▸ **TASK TO CARRY OUT**
Print nothing but the lines from the start of the listing below through the line that contains "Chart.register(...registerables);". Do not include the pictures.

========================================================================

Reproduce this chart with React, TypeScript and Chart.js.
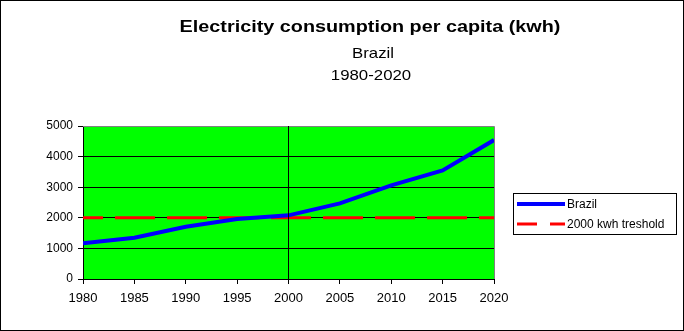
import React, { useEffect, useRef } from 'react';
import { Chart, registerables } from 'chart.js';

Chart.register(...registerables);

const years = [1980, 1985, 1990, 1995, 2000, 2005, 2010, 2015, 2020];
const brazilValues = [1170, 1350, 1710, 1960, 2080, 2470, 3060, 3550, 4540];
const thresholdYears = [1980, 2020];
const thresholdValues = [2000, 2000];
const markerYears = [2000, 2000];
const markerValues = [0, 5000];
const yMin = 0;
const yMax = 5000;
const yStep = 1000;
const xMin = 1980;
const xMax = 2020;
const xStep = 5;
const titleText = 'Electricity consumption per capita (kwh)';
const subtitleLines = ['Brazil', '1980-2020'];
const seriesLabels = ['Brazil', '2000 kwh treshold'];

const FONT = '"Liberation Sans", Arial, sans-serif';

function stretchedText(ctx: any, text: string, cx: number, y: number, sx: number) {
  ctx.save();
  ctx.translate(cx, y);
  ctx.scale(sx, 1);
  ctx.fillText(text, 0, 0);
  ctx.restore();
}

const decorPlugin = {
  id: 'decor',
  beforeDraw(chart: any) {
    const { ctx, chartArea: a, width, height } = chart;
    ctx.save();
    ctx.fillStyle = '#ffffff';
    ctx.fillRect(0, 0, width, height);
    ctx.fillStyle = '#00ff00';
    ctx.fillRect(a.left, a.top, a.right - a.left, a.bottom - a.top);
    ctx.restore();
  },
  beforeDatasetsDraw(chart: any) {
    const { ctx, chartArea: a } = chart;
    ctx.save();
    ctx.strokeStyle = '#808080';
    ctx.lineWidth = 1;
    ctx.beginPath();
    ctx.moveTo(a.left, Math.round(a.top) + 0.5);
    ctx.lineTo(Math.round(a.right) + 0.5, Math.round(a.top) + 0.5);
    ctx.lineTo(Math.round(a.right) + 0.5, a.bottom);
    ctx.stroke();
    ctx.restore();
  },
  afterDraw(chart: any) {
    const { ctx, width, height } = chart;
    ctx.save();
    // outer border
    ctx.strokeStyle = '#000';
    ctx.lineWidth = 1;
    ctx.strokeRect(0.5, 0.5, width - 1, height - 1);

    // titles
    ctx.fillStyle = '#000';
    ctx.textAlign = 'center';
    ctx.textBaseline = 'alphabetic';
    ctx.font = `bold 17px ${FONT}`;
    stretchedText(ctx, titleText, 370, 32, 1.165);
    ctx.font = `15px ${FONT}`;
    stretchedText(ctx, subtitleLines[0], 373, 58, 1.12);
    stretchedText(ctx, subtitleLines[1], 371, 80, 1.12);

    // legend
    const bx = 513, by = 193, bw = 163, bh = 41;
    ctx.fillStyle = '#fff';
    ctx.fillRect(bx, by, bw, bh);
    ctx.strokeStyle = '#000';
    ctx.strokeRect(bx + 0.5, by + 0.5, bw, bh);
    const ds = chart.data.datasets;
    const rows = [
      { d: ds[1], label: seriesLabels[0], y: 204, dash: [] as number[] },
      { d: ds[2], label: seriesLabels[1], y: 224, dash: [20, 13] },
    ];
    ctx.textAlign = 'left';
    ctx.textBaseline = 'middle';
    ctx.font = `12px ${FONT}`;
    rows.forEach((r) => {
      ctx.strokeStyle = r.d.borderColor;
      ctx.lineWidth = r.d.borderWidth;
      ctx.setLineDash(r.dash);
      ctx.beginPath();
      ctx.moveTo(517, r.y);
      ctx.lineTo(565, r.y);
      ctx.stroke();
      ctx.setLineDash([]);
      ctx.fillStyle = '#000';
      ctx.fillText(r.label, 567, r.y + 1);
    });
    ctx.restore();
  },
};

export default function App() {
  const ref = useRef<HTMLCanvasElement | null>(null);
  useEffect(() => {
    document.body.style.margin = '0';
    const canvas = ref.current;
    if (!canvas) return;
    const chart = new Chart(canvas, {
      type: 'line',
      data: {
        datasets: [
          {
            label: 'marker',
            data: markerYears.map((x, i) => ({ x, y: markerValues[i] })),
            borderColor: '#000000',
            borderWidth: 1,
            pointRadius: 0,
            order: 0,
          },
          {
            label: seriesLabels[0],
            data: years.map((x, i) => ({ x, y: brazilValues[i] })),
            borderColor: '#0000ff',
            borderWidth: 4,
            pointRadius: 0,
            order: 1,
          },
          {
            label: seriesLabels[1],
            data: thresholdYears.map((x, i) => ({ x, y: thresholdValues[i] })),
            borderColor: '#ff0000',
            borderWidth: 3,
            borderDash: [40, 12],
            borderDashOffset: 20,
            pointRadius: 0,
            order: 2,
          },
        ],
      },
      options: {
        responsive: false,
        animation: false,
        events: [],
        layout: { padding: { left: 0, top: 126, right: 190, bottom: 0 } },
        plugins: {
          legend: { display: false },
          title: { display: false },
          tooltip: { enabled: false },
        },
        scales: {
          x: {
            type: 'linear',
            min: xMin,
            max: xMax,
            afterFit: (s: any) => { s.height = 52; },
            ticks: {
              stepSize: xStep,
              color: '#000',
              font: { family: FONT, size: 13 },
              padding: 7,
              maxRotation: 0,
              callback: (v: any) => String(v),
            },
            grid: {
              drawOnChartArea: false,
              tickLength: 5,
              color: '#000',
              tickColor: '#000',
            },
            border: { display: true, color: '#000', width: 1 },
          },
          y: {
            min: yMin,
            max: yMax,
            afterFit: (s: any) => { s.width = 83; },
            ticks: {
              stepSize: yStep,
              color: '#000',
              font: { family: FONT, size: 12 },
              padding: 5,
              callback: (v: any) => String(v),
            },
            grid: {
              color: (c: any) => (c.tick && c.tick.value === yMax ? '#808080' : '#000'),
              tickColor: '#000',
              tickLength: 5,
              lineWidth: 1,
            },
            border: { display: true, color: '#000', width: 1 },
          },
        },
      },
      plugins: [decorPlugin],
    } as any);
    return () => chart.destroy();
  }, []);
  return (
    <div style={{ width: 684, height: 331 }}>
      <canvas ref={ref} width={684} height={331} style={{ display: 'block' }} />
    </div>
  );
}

========================================================================

▸ **RESULT OF THIS EXERCISE**
Reproduce this chart with React, TypeScript and Chart.js.
import React, { useEffect, useRef } from 'react';
import { Chart, registerables } from 'chart.js';

Chart.register(...registerables);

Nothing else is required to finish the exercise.